Aux bien-pensants qui ont pu me taxer d’égoïsme ou de tous les maux de la Terre à l’idée que je devienne mère, je n’ai eu d’autre réponse qu’un peu de psychologie de comptoir frappée au coin du bon-sens. Sans accabler les modèles monoparentaux, puisque mes bébés allaient bénéficier d’au moins deux figures parentales, les « rôles » freudiens de père et de mère n’allaient-ils pas être remplis ? Le modèle judéo-chrétien d’un parent plus enclin à faire des câlins en même temps que des pâtisseries (et pourquoi pas en passant l’aspirateur, [j’ai mal à mon féminisme]) et d’un autre qui imposerait les limites tout en s’épilant un poil au menton serait effectif et mes enfants pourraient grandir sans payer le lourd tribut de notre sexualité déviante. Et puis, à ceux qui font l’amalgame entre lesbienne et mysandre, je reconnais avoir été élevée par un papa aimant, devenu aujourd’hui un grand-père présent dans le quotidien de mes enfants, je fréquente le monde réel, peuplé d’hommes, de femmes et de tous ceux qui ne s’identifient ni en l’un ni en l’autre. J’ai un frère, des oncles, des amis garçons hétérosexuels, gays ou autres… Que l’on se rassure, devenir maman en étant lesbienne n’est pas une sorte d’entrée au sein d’une secte où toute masculinité serait proscrite.

Plus sérieusement, la fluidité entre genres et différences de sexes, la reconnaissance en droit de l’égalité entre conjoints et parents ainsi que l’évolution des modèles familiaux et conjugaux ont mis un sacré coup de pied dans la fourmillière psychanalytique. Le père oedipien de Sigmund Freud n’est pas totalement dépassé. On peut reconnaître au tiers le rôle qui est de s’interposer entre la mère et son enfant et par là même le fait de permettre à ce dernier de développer son identité propre. Le processus d’individuation est en marche et notamment grâce à cet autre qui met fin à une pseudo symbiose qu’une mère et son enfant établissent au stade fœtal. Cet autre n'a, à l’évidence, pas besoin d’un pénis pour cela…
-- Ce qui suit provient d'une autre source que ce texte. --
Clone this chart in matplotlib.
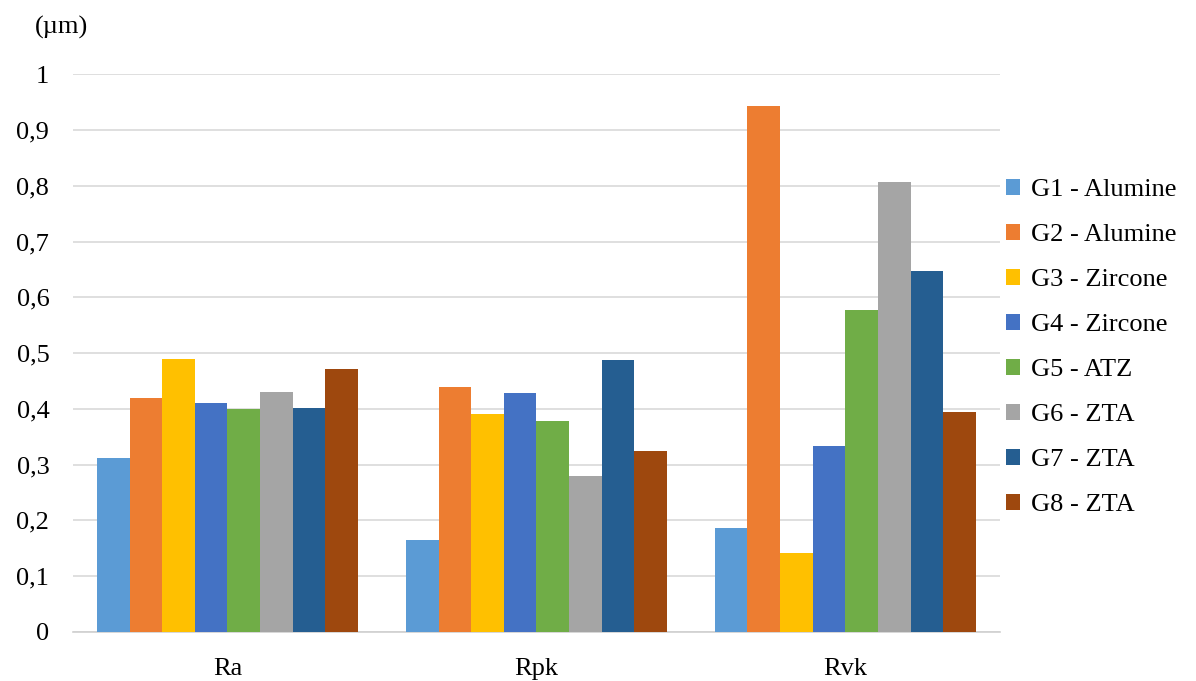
import numpy as np
import matplotlib.pyplot as plt

# Data
categories = ['Ra', 'Rpk', 'Rvk']
groups = ['G1 - Alumine', 'G2 - Alumine', 'G3 - Zircone', 'G4 - Zircone',
          'G5 - ATZ', 'G6 - ZTA', 'G7 - ZTA', 'G8 - ZTA']
g1 = [0.312, 0.164, 0.186]
g2 = [0.419, 0.440, 0.943]
g3 = [0.490, 0.391, 0.142]
g4 = [0.411, 0.428, 0.334]
g5 = [0.399, 0.379, 0.578]
g6 = [0.431, 0.280, 0.806]
g7 = [0.401, 0.487, 0.647]
g8 = [0.472, 0.324, 0.395]
series = [g1, g2, g3, g4, g5, g6, g7, g8]
colors = ['#5B9BD5', '#ED7D31', '#FFC000', '#4472C4',
          '#70AD47', '#A5A5A5', '#255E91', '#9E480E']
yticks = [0, 0.1, 0.2, 0.3, 0.4, 0.5, 0.6, 0.7, 0.8, 0.9, 1]

plt.rcParams['font.family'] = ['Liberation Serif', 'DejaVu Serif']

fig = plt.figure(figsize=(11.96, 6.81), dpi=100)
ax = fig.add_axes([0.061, 0.072, 0.775, 0.819])

x = np.arange(len(categories))
span = 0.845
w = span / len(series)
for i, (vals, name, c) in enumerate(zip(series, groups, colors)):
    pos = x - span / 2 + w * (i + 0.5)
    ax.bar(pos, vals, width=w, color=c, label=name, zorder=3)

ax.set_xlim(-0.5, 2.5)
ax.set_ylim(0, 1)
ax.set_yticks(yticks)
ax.set_yticklabels([('%g' % t).replace('.', ',') for t in yticks])
ax.set_xticks(x)
ax.set_xticklabels(categories)
ax.tick_params(axis='y', length=0, labelsize=19, pad=17)
ax.tick_params(axis='x', length=0, labelsize=19, pad=19)
ax.grid(axis='y', color='#D9D9D9', linewidth=1.2, zorder=0)
for s in ['top', 'right', 'left']:
    ax.spines[s].set_visible(False)
ax.spines['bottom'].set_color('#D0D0D0')
ax.spines['bottom'].set_linewidth(1.2)

fig.text(0.029, 0.960, '(µm)', fontsize=19, va='center', ha='left')

ax.legend(loc='center left', bbox_to_anchor=(0.995, 0.51), frameon=False,
          fontsize=19, handlelength=0.55, handleheight=0.55, handletextpad=0.4,
          labelspacing=0.86, borderaxespad=0.0)

fig.savefig('out.png', dpi=100)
Et Lacan ? rétorqueraient les plus aigrefins d’entre nous. Si la responsabilité de la mère est de faire valoir la loi du père et si cela passe par le « logos », autrement dit, le langage. Alors pourquoi la loi de Jacqueline, Justine ou Marie-Antoinette ne vaudrait pas aux yeux d’un cerveau tout neuf, non modelé par une conception dépassée de ce que devrait être une famille ? Faut-il s’appeler Jules ou Gontrand pour que nos idées aient du poids et éveillent un bambin au monde ? Dieu merci non (et je vais laisser ce brave en dehors de tout ça, car le débat pourrait alors se poursuivre sur plusieurs pages) !

Je terminerai par le titre d’un film de 2010 dont j’écrirai peut-être un jour la critique « Tout va bien, the kids are alright ».